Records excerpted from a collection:
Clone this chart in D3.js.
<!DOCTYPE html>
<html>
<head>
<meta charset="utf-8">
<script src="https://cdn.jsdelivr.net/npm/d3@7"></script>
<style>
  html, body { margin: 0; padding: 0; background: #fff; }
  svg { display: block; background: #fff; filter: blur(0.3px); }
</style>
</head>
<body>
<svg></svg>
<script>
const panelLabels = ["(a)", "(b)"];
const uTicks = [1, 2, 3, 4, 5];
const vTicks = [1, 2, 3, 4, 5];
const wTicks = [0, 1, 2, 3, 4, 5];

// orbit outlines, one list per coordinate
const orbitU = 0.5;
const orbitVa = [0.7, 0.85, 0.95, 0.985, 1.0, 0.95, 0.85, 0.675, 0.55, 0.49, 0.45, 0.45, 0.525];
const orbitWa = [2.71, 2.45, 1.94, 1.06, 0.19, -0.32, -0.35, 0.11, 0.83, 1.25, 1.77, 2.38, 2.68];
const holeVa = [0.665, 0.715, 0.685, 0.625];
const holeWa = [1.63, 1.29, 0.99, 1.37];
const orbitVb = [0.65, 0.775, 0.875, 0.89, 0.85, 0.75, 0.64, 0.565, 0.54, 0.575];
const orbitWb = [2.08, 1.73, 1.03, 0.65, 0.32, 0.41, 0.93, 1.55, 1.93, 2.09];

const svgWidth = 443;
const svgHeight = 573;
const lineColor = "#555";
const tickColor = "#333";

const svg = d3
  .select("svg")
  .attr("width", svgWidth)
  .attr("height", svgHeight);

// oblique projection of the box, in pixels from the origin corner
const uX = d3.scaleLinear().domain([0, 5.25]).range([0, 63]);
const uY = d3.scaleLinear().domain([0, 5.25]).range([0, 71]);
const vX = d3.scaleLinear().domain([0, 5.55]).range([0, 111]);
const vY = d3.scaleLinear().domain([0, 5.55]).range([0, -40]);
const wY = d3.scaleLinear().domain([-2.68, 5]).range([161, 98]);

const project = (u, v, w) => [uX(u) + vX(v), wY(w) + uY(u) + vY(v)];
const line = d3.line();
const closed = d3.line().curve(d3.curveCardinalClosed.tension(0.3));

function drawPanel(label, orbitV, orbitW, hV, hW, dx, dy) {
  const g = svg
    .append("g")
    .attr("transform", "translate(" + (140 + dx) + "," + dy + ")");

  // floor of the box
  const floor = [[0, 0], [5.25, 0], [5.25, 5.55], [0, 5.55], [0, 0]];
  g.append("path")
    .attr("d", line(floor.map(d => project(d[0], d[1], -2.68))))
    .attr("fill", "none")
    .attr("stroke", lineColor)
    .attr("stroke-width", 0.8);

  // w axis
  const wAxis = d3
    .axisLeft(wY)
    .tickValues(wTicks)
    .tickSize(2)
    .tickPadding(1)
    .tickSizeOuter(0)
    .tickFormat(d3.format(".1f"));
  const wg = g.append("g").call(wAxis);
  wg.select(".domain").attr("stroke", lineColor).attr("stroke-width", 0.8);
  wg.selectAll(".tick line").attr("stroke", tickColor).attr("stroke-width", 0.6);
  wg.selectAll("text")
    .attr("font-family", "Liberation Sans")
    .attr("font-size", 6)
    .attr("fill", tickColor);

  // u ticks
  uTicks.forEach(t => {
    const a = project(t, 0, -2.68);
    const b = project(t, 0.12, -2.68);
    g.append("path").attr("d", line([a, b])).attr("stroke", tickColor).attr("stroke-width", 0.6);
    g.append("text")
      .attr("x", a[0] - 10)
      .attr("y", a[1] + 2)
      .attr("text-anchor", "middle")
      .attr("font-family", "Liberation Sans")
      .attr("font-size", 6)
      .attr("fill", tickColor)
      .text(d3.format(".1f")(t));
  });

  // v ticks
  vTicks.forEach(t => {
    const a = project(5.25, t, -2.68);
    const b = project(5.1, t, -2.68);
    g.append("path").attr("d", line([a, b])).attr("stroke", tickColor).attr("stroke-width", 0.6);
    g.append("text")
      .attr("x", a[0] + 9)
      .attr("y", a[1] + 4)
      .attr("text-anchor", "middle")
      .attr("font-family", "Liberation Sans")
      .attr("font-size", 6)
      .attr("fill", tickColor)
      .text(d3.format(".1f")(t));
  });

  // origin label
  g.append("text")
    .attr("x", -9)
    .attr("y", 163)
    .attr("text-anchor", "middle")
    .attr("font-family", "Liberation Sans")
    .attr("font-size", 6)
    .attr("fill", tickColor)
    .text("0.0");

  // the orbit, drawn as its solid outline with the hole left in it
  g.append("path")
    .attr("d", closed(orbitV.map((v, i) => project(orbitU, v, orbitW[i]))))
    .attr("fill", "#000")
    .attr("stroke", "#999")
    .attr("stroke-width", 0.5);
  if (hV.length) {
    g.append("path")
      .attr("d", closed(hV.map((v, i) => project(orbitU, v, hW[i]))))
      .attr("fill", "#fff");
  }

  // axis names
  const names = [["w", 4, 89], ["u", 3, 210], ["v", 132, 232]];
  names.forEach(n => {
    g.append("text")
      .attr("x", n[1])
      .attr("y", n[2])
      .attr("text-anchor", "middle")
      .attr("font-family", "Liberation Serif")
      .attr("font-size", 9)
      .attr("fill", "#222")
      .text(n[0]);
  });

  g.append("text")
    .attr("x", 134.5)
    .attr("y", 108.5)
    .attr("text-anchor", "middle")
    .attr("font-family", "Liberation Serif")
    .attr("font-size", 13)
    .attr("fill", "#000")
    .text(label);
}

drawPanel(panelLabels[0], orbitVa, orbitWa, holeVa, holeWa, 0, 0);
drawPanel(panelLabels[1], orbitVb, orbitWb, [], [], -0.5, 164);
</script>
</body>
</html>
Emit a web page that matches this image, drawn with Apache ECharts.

### What to work on
Can you give every line above again, exactly as written?

### Task answer
Clone this chart in D3.js.
<!DOCTYPE html>
<html>
<head>
<meta charset="utf-8">
<script src="https://cdn.jsdelivr.net/npm/d3@7"></script>
<style>
  html, body { margin: 0; padding: 0; background: #fff; }
  svg { display: block; background: #fff; filter: blur(0.3px); }
</style>
</head>
<body>
<svg></svg>
<script>
const panelLabels = ["(a)", "(b)"];
const uTicks = [1, 2, 3, 4, 5];
const vTicks = [1, 2, 3, 4, 5];
const wTicks = [0, 1, 2, 3, 4, 5];

// orbit outlines, one list per coordinate
const orbitU = 0.5;
const orbitVa = [0.7, 0.85, 0.95, 0.985, 1.0, 0.95, 0.85, 0.675, 0.55, 0.49, 0.45, 0.45, 0.525];
const orbitWa = [2.71, 2.45, 1.94, 1.06, 0.19, -0.32, -0.35, 0.11, 0.83, 1.25, 1.77, 2.38, 2.68];
const holeVa = [0.665, 0.715, 0.685, 0.625];
const holeWa = [1.63, 1.29, 0.99, 1.37];
const orbitVb = [0.65, 0.775, 0.875, 0.89, 0.85, 0.75, 0.64, 0.565, 0.54, 0.575];
const orbitWb = [2.08, 1.73, 1.03, 0.65, 0.32, 0.41, 0.93, 1.55, 1.93, 2.09];

const svgWidth = 443;
const svgHeight = 573;
const lineColor = "#555";
const tickColor = "#333";

const svg = d3
  .select("svg")
  .attr("width", svgWidth)
  .attr("height", svgHeight);

// oblique projection of the box, in pixels from the origin corner
const uX = d3.scaleLinear().domain([0, 5.25]).range([0, 63]);
const uY = d3.scaleLinear().domain([0, 5.25]).range([0, 71]);
const vX = d3.scaleLinear().domain([0, 5.55]).range([0, 111]);
const vY = d3.scaleLinear().domain([0, 5.55]).range([0, -40]);
const wY = d3.scaleLinear().domain([-2.68, 5]).range([161, 98]);

const project = (u, v, w) => [uX(u) + vX(v), wY(w) + uY(u) + vY(v)];
const line = d3.line();
const closed = d3.line().curve(d3.curveCardinalClosed.tension(0.3));

function drawPanel(label, orbitV, orbitW, hV, hW, dx, dy) {
  const g = svg
    .append("g")
    .attr("transform", "translate(" + (140 + dx) + "," + dy + ")");

  // floor of the box
  const floor = [[0, 0], [5.25, 0], [5.25, 5.55], [0, 5.55], [0, 0]];
  g.append("path")
    .attr("d", line(floor.map(d => project(d[0], d[1], -2.68))))
    .attr("fill", "none")
    .attr("stroke", lineColor)
    .attr("stroke-width", 0.8);

  // w axis
  const wAxis = d3
    .axisLeft(wY)
    .tickValues(wTicks)
    .tickSize(2)
    .tickPadding(1)
    .tickSizeOuter(0)
    .tickFormat(d3.format(".1f"));
  const wg = g.append("g").call(wAxis);
  wg.select(".domain").attr("stroke", lineColor).attr("stroke-width", 0.8);
  wg.selectAll(".tick line").attr("stroke", tickColor).attr("stroke-width", 0.6);
  wg.selectAll("text")
    .attr("font-family", "Liberation Sans")
    .attr("font-size", 6)
    .attr("fill", tickColor);

  // u ticks
  uTicks.forEach(t => {
    const a = project(t, 0, -2.68);
    const b = project(t, 0.12, -2.68);
    g.append("path").attr("d", line([a, b])).attr("stroke", tickColor).attr("stroke-width", 0.6);
    g.append("text")
      .attr("x", a[0] - 10)
      .attr("y", a[1] + 2)
      .attr("text-anchor", "middle")
      .attr("font-family", "Liberation Sans")
      .attr("font-size", 6)
      .attr("fill", tickColor)
      .text(d3.format(".1f")(t));
  });

  // v ticks
  vTicks.forEach(t => {
    const a = project(5.25, t, -2.68);
    const b = project(5.1, t, -2.68);
    g.append("path").attr("d", line([a, b])).attr("stroke", tickColor).attr("stroke-width", 0.6);
    g.append("text")
      .attr("x", a[0] + 9)
      .attr("y", a[1] + 4)
      .attr("text-anchor", "middle")
      .attr("font-family", "Liberation Sans")
      .attr("font-size", 6)
      .attr("fill", tickColor)
      .text(d3.format(".1f")(t));
  });

  // origin label
  g.append("text")
    .attr("x", -9)
    .attr("y", 163)
    .attr("text-anchor", "middle")
    .attr("font-family", "Liberation Sans")
    .attr("font-size", 6)
    .attr("fill", tickColor)
    .text("0.0");

  // the orbit, drawn as its solid outline with the hole left in it
  g.append("path")
    .attr("d", closed(orbitV.map((v, i) => project(orbitU, v, orbitW[i]))))
    .attr("fill", "#000")
    .attr("stroke", "#999")
    .attr("stroke-width", 0.5);
  if (hV.length) {
    g.append("path")
      .attr("d", closed(hV.map((v, i) => project(orbitU, v, hW[i]))))
      .attr("fill", "#fff");
  }

  // axis names
  const names = [["w", 4, 89], ["u", 3, 210], ["v", 132, 232]];
  names.forEach(n => {
    g.append("text")
      .attr("x", n[1])
      .attr("y", n[2])
      .attr("text-anchor", "middle")
      .attr("font-family", "Liberation Serif")
      .attr("font-size", 9)
      .attr("fill", "#222")
      .text(n[0]);
  });

  g.append("text")
    .attr("x", 134.5)
    .attr("y", 108.5)
    .attr("text-anchor", "middle")
    .attr("font-family", "Liberation Serif")
    .attr("font-size", 13)
    .attr("fill", "#000")
    .text(label);
}

drawPanel(panelLabels[0], orbitVa, orbitWa, holeVa, holeWa, 0, 0);
drawPanel(panelLabels[1], orbitVb, orbitWb, [], [], -0.5, 164);
</script>
</body>
</html>
Emit a web page that matches this image, drawn with Apache ECharts.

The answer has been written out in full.